Exercise instructions - Check each line below for the word "chart", and copy those that have it.

===== Records for this exercise

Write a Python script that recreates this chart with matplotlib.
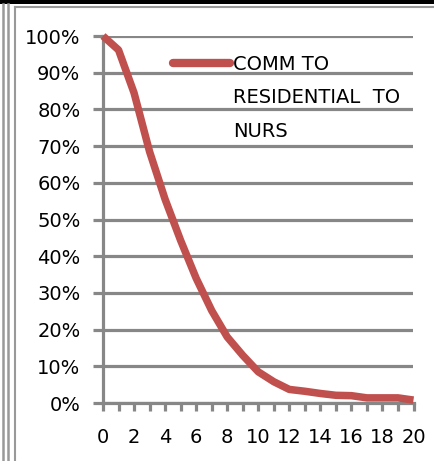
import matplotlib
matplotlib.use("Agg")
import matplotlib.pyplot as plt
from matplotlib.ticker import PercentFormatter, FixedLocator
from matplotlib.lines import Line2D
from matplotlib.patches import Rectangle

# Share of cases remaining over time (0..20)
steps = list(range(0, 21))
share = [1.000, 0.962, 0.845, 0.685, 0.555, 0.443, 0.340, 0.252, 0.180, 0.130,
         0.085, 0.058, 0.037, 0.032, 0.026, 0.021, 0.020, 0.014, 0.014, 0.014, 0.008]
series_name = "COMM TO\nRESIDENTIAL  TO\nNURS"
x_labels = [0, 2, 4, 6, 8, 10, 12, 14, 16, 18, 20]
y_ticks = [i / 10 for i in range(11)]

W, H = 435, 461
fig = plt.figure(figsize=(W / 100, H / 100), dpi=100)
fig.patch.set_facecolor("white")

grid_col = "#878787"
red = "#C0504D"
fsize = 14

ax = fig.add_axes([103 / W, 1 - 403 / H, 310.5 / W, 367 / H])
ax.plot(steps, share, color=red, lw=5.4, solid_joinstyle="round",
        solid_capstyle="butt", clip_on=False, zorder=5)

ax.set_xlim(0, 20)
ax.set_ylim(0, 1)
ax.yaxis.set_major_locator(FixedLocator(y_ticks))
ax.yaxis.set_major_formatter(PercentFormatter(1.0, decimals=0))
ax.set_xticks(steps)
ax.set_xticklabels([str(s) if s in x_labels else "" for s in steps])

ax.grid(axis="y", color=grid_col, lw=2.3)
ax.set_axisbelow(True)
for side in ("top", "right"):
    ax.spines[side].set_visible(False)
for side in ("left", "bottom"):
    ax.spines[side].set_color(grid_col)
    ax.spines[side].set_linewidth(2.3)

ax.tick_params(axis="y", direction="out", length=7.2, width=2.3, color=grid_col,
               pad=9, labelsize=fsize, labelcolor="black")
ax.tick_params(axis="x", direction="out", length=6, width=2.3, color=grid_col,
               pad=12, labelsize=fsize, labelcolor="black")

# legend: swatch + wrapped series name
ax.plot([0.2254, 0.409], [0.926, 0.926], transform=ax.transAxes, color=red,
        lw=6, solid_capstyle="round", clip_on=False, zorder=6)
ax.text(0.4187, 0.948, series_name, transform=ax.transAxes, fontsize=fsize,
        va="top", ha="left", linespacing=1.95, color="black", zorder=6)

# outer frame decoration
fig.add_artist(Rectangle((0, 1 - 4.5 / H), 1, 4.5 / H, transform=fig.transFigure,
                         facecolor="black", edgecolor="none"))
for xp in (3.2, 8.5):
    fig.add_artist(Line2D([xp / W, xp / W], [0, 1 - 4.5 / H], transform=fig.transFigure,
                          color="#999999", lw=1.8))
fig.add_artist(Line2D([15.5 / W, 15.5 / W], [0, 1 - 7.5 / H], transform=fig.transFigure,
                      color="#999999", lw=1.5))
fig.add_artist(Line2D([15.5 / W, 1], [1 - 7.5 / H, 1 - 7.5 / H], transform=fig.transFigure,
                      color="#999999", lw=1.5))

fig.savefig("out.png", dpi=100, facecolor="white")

==========
===== Records for this exercise

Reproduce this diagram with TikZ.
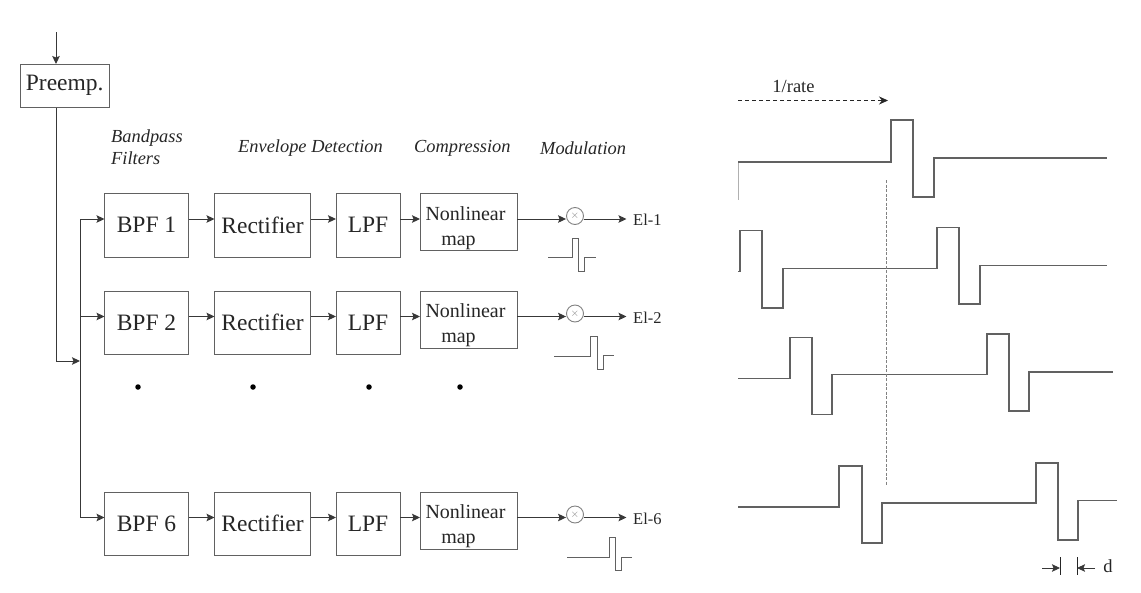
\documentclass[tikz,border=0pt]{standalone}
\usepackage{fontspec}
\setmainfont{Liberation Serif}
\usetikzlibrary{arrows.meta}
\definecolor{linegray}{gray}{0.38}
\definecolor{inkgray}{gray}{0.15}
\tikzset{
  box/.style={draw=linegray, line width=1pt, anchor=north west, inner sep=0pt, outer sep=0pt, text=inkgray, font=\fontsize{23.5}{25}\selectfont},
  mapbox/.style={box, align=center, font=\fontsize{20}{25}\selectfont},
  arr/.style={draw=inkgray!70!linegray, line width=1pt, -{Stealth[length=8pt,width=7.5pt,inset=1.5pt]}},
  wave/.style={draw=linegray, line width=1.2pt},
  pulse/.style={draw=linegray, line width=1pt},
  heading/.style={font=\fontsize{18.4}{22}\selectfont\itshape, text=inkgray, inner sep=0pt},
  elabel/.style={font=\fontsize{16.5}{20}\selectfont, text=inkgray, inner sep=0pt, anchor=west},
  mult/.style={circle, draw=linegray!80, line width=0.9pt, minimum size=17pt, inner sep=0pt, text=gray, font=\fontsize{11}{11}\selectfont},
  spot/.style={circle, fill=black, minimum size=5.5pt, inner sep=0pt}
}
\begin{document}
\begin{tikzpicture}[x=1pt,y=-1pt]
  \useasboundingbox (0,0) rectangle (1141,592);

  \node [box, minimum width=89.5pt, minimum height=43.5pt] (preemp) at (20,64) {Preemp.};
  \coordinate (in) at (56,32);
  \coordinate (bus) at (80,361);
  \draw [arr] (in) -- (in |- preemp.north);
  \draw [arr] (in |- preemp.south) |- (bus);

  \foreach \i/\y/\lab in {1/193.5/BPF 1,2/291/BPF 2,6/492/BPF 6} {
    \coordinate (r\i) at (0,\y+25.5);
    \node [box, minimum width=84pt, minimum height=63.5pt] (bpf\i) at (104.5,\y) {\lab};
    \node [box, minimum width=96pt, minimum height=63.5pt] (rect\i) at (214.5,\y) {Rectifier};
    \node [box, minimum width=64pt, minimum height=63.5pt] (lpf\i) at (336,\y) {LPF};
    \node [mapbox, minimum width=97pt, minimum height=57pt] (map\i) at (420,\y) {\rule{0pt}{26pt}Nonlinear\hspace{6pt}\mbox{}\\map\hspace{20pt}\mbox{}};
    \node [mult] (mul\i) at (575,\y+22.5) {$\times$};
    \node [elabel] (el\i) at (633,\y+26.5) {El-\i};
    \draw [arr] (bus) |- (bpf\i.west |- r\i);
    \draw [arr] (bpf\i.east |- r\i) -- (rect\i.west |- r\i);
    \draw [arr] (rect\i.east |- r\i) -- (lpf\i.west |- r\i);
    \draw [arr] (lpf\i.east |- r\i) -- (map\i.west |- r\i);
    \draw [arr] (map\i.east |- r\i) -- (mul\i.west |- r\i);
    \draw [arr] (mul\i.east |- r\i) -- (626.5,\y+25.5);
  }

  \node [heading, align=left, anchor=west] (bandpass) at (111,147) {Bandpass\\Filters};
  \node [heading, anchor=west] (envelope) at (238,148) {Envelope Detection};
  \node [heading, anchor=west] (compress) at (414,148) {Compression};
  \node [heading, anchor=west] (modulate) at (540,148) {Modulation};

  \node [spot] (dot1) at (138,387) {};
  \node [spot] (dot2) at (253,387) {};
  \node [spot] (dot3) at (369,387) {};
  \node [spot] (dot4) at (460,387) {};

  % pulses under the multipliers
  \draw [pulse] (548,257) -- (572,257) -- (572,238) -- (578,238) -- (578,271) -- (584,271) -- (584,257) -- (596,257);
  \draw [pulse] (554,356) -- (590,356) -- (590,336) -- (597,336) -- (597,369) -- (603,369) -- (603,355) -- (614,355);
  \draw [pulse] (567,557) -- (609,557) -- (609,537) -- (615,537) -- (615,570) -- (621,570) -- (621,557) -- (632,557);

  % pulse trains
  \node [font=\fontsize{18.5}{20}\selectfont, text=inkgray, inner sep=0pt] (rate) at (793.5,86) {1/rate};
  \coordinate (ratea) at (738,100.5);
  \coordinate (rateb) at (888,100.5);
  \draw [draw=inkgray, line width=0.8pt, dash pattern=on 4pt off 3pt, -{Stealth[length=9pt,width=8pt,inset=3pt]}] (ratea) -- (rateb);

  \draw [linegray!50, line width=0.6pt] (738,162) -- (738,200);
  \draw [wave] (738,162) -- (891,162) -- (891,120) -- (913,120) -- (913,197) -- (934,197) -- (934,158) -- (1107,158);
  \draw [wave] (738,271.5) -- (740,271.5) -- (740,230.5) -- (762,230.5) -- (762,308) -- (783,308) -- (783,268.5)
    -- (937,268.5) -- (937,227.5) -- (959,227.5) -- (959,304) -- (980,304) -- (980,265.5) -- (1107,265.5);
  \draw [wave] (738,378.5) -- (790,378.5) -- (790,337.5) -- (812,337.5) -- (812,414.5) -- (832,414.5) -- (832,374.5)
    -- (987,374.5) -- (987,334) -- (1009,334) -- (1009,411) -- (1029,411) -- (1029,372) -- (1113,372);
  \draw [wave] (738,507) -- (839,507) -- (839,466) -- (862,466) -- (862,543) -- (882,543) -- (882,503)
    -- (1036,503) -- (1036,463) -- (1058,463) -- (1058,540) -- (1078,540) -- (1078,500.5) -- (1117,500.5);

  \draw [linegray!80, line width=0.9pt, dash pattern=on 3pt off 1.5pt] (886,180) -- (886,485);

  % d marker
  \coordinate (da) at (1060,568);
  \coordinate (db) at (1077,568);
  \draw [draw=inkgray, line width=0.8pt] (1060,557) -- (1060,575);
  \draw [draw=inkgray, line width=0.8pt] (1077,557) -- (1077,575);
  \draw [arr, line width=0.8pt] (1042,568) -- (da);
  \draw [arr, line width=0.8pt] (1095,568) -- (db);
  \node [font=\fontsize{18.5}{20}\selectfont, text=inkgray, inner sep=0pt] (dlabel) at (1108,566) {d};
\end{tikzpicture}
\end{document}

==========
===== Records for this exercise

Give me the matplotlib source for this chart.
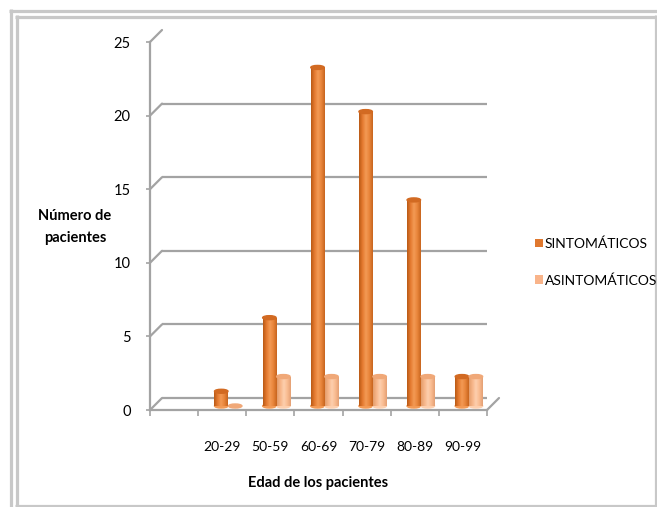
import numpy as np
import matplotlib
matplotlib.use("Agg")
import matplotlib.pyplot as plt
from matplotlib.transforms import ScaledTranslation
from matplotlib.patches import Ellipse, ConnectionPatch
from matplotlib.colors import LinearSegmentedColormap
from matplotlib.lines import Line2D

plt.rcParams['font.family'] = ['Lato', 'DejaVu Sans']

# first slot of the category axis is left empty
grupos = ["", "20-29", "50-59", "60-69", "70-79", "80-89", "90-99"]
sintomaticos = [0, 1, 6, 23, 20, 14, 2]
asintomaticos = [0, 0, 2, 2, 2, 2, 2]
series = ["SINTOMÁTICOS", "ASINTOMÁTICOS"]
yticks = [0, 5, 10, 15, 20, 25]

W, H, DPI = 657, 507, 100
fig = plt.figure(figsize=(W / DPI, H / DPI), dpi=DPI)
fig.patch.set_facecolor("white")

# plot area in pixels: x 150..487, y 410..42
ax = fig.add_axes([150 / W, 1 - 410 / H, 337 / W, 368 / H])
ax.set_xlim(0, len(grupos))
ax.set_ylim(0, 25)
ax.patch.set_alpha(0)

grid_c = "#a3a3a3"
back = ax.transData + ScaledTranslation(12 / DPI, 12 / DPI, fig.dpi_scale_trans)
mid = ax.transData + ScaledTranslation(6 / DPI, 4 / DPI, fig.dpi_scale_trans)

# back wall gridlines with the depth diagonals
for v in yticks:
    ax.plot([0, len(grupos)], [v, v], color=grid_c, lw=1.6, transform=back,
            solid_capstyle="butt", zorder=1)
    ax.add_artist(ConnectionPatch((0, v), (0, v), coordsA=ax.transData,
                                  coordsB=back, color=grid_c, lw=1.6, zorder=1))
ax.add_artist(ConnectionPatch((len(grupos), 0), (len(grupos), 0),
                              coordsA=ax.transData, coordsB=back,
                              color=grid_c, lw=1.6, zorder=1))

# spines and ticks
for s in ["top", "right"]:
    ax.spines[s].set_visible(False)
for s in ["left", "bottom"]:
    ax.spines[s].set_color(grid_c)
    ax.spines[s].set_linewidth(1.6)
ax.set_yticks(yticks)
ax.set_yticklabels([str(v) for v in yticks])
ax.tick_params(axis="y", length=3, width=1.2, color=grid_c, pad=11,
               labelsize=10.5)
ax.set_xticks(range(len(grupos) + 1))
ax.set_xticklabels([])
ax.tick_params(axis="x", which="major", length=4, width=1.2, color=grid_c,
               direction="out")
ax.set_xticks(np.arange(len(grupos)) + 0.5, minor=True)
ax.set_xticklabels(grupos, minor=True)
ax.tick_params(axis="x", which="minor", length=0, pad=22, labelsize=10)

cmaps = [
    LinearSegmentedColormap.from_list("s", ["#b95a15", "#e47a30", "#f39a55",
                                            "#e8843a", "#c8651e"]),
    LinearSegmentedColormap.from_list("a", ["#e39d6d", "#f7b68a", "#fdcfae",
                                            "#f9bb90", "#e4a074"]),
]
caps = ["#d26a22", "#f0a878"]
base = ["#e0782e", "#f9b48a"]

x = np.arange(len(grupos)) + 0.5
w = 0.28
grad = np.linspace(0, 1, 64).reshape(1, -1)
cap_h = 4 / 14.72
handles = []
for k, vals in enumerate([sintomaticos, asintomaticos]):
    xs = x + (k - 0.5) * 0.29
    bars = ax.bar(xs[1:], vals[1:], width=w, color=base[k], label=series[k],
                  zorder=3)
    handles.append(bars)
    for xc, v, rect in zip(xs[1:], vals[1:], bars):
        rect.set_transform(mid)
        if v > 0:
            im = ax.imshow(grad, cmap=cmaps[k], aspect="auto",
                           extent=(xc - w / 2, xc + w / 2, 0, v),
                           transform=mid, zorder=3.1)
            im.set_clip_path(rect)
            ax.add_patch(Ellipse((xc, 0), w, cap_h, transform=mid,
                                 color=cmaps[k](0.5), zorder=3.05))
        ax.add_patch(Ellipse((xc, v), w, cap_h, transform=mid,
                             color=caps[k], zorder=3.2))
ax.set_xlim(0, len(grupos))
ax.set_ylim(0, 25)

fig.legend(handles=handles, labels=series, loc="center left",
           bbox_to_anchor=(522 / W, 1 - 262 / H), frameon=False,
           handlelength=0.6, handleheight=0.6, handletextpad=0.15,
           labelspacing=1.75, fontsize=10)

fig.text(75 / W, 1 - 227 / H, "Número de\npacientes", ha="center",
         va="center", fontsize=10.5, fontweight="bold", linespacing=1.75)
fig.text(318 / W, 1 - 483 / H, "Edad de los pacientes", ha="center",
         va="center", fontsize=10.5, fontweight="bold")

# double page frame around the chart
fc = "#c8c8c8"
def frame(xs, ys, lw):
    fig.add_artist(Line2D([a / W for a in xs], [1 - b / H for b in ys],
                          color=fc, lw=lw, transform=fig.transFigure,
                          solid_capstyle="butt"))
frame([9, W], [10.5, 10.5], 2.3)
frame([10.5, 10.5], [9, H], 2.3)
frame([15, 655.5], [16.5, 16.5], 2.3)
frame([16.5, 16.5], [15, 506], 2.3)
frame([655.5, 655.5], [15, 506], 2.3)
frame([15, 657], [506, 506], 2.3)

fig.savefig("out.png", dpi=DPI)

==========

Written answer -
Write a Python script that recreates this chart with matplotlib.
Give me the matplotlib source for this chart.
# double page frame around the chart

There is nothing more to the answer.